## begin
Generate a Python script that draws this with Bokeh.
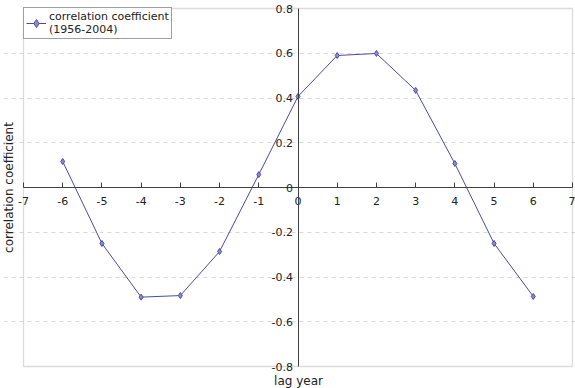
from bokeh.plotting import figure
from bokeh.models import (Range1d, FixedTicker, LinearAxis, Legend, LegendItem,
                          Label, BoxAnnotation)
from bokeh.embed import file_html
from bokeh.resources import INLINE

# Lagged correlation between the two series, lags -6..6 years
lag_years = [-6, -5, -4, -3, -2, -1, 0, 1, 2, 3, 4, 5, 6]
corr_coef = [0.116, -0.250, -0.490, -0.483, -0.286, 0.058, 0.407,
             0.590, 0.599, 0.434, 0.107, -0.250, -0.487]
x_ticks = list(range(-7, 8))
y_ticks = [-0.8, -0.6, -0.4, -0.2, 0, 0.2, 0.4, 0.6, 0.8]
grid_levels = [-0.6, -0.4, -0.2, 0.2, 0.4, 0.6]
series_name = "correlation coefficient\n(1956-2004)"

X_MIN, X_MAX = -7, 7
Y_MIN, Y_MAX = -0.8, 0.8

FONT = "DejaVu Sans"
LINE_COLOR = "#4a4aa8"
TEXT_COLOR = "#222222"

# pixel layout of the plotting box inside the 575x388 canvas
W, H = 575, 388
BOX_L, BOX_R, BOX_T, BOX_B = 23, 572, 8, 366
FRAME_L = 3
px_per_x = (BOX_R - BOX_L) / (X_MAX - X_MIN)
px_per_y = (BOX_B - BOX_T) / (Y_MAX - Y_MIN)
x_range = Range1d(X_MIN - (BOX_L - FRAME_L) / px_per_x, X_MAX + (W - BOX_R) / px_per_x)
y_range = Range1d(Y_MIN - (H - BOX_B) / px_per_y, Y_MAX + BOX_T / px_per_y)

p = figure(width=W, height=H, output_backend="svg", toolbar_location=None,
           x_range=x_range, y_range=y_range,
           min_border_left=FRAME_L, min_border_right=0, min_border_top=0,
           min_border_bottom=0, x_axis_location=None, y_axis_location=None)
p.outline_line_color = None
p.background_fill_color = "white"
p.border_fill_color = "white"

# plotting box outline
p.add_layout(BoxAnnotation(left=X_MIN, right=X_MAX, bottom=Y_MIN, top=Y_MAX,
                           fill_color=None, line_color="#8a8a8a", line_width=1.3,
                           level="underlay"))

# axes crossing at the origin
xax = LinearAxis(fixed_location=0, ticker=FixedTicker(ticks=x_ticks),
                 bounds=(X_MIN, X_MAX))
xax.major_tick_in = 5
xax.major_tick_out = 0
xax.minor_tick_line_color = None
xax.axis_line_color = "#404040"
xax.major_tick_line_color = "#404040"
xax.major_label_text_font = FONT
xax.major_label_text_font_size = "11px"
xax.major_label_text_color = TEXT_COLOR
xax.major_label_standoff = 9
xax.major_label_overrides = {t: str(t) for t in x_ticks}
p.add_layout(xax, "below")

yax = LinearAxis(fixed_location=0, ticker=FixedTicker(ticks=y_ticks),
                 bounds=(Y_MIN, Y_MAX))
yax.major_tick_in = 0
yax.major_tick_out = 0
yax.minor_tick_line_color = None
yax.axis_line_color = "#404040"
yax.major_label_text_font = FONT
yax.major_label_text_font_size = "11px"
yax.major_label_text_color = TEXT_COLOR
yax.major_label_standoff = 5
yax.major_label_overrides = {t: ("0" if t == 0 else f"{t:.1f}") for t in y_ticks}
p.add_layout(yax, "left")

p.xgrid.visible = False
p.ygrid.ticker = FixedTicker(ticks=grid_levels)
p.ygrid.bounds = (X_MIN, X_MAX)
p.ygrid.grid_line_color = "#d8d8d8"
p.ygrid.grid_line_dash = "4 4"

line = p.line(lag_years, corr_coef, line_color=LINE_COLOR, line_width=1)
pts = p.scatter(lag_years, corr_coef, marker="diamond", size=6,
                line_color=LINE_COLOR, fill_color="#8c8cd0", line_width=1)

legend = Legend(items=[LegendItem(label=series_name, renderers=[line, pts])],
                location=(BOX_L - FRAME_L, H - 39), margin=0, padding=2,
                spacing=0, glyph_width=20, label_text_font=FONT,
                label_text_font_size="11px", label_standoff=3,
                label_text_color=TEXT_COLOR,
                border_line_color="#404040", border_line_width=1,
                label_height=12, label_text_line_height=1.15)
p.add_layout(legend, "center")

# axis titles placed at the canvas edges (screen units are frame-relative)
p.add_layout(Label(x=1 - FRAME_L, y=H - 187, x_units="screen", y_units="screen",
                   text="correlation coefficient", angle=90, angle_units="deg",
                   text_font=FONT, text_font_size="12px", text_align="center",
                   text_baseline="top", text_color=TEXT_COLOR))
p.add_layout(Label(x=298 - FRAME_L, y=H - 373, x_units="screen", y_units="screen",
                   text="lag year", text_font=FONT, text_font_size="12px",
                   text_align="center", text_baseline="top",
                   text_color=TEXT_COLOR))

open("out.html", "w").write(file_html(p, INLINE))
## end
**AIM OF THE EXERCISE**
Set the data above down again exactly as given, with no pictures.

**RESULT OF THE TASK**
Generate a Python script that draws this with Bokeh.
from bokeh.plotting import figure
from bokeh.models import (Range1d, FixedTicker, LinearAxis, Legend, LegendItem,
                          Label, BoxAnnotation)
from bokeh.embed import file_html
from bokeh.resources import INLINE

# Lagged correlation between the two series, lags -6..6 years
lag_years = [-6, -5, -4, -3, -2, -1, 0, 1, 2, 3, 4, 5, 6]
corr_coef = [0.116, -0.250, -0.490, -0.483, -0.286, 0.058, 0.407,
             0.590, 0.599, 0.434, 0.107, -0.250, -0.487]
x_ticks = list(range(-7, 8))
y_ticks = [-0.8, -0.6, -0.4, -0.2, 0, 0.2, 0.4, 0.6, 0.8]
grid_levels = [-0.6, -0.4, -0.2, 0.2, 0.4, 0.6]
series_name = "correlation coefficient\n(1956-2004)"

X_MIN, X_MAX = -7, 7
Y_MIN, Y_MAX = -0.8, 0.8

FONT = "DejaVu Sans"
LINE_COLOR = "#4a4aa8"
TEXT_COLOR = "#222222"

# pixel layout of the plotting box inside the 575x388 canvas
W, H = 575, 388
BOX_L, BOX_R, BOX_T, BOX_B = 23, 572, 8, 366
FRAME_L = 3
px_per_x = (BOX_R - BOX_L) / (X_MAX - X_MIN)
px_per_y = (BOX_B - BOX_T) / (Y_MAX - Y_MIN)
x_range = Range1d(X_MIN - (BOX_L - FRAME_L) / px_per_x, X_MAX + (W - BOX_R) / px_per_x)
y_range = Range1d(Y_MIN - (H - BOX_B) / px_per_y, Y_MAX + BOX_T / px_per_y)

p = figure(width=W, height=H, output_backend="svg", toolbar_location=None,
           x_range=x_range, y_range=y_range,
           min_border_left=FRAME_L, min_border_right=0, min_border_top=0,
           min_border_bottom=0, x_axis_location=None, y_axis_location=None)
p.outline_line_color = None
p.background_fill_color = "white"
p.border_fill_color = "white"

# plotting box outline
p.add_layout(BoxAnnotation(left=X_MIN, right=X_MAX, bottom=Y_MIN, top=Y_MAX,
                           fill_color=None, line_color="#8a8a8a", line_width=1.3,
                           level="underlay"))

# axes crossing at the origin
xax = LinearAxis(fixed_location=0, ticker=FixedTicker(ticks=x_ticks),
                 bounds=(X_MIN, X_MAX))
xax.major_tick_in = 5
xax.major_tick_out = 0
xax.minor_tick_line_color = None
xax.axis_line_color = "#404040"
xax.major_tick_line_color = "#404040"
xax.major_label_text_font = FONT
xax.major_label_text_font_size = "11px"
xax.major_label_text_color = TEXT_COLOR
xax.major_label_standoff = 9
xax.major_label_overrides = {t: str(t) for t in x_ticks}
p.add_layout(xax, "below")

yax = LinearAxis(fixed_location=0, ticker=FixedTicker(ticks=y_ticks),
                 bounds=(Y_MIN, Y_MAX))
yax.major_tick_in = 0
yax.major_tick_out = 0
yax.minor_tick_line_color = None
yax.axis_line_color = "#404040"
yax.major_label_text_font = FONT
yax.major_label_text_font_size = "11px"
yax.major_label_text_color = TEXT_COLOR
yax.major_label_standoff = 5
yax.major_label_overrides = {t: ("0" if t == 0 else f"{t:.1f}") for t in y_ticks}
p.add_layout(yax, "left")

p.xgrid.visible = False
p.ygrid.ticker = FixedTicker(ticks=grid_levels)
p.ygrid.bounds = (X_MIN, X_MAX)
p.ygrid.grid_line_color = "#d8d8d8"
p.ygrid.grid_line_dash = "4 4"

line = p.line(lag_years, corr_coef, line_color=LINE_COLOR, line_width=1)
pts = p.scatter(lag_years, corr_coef, marker="diamond", size=6,
                line_color=LINE_COLOR, fill_color="#8c8cd0", line_width=1)

legend = Legend(items=[LegendItem(label=series_name, renderers=[line, pts])],
                location=(BOX_L - FRAME_L, H - 39), margin=0, padding=2,
                spacing=0, glyph_width=20, label_text_font=FONT,
                label_text_font_size="11px", label_standoff=3,
                label_text_color=TEXT_COLOR,
                border_line_color="#404040", border_line_width=1,
                label_height=12, label_text_line_height=1.15)
p.add_layout(legend, "center")

# axis titles placed at the canvas edges (screen units are frame-relative)
p.add_layout(Label(x=1 - FRAME_L, y=H - 187, x_units="screen", y_units="screen",
                   text="correlation coefficient", angle=90, angle_units="deg",
                   text_font=FONT, text_font_size="12px", text_align="center",
                   text_baseline="top", text_color=TEXT_COLOR))
p.add_layout(Label(x=298 - FRAME_L, y=H - 373, x_units="screen", y_units="screen",
                   text="lag year", text_font=FONT, text_font_size="12px",
                   text_align="center", text_baseline="top",
                   text_color=TEXT_COLOR))

open("out.html", "w").write(file_html(p, INLINE))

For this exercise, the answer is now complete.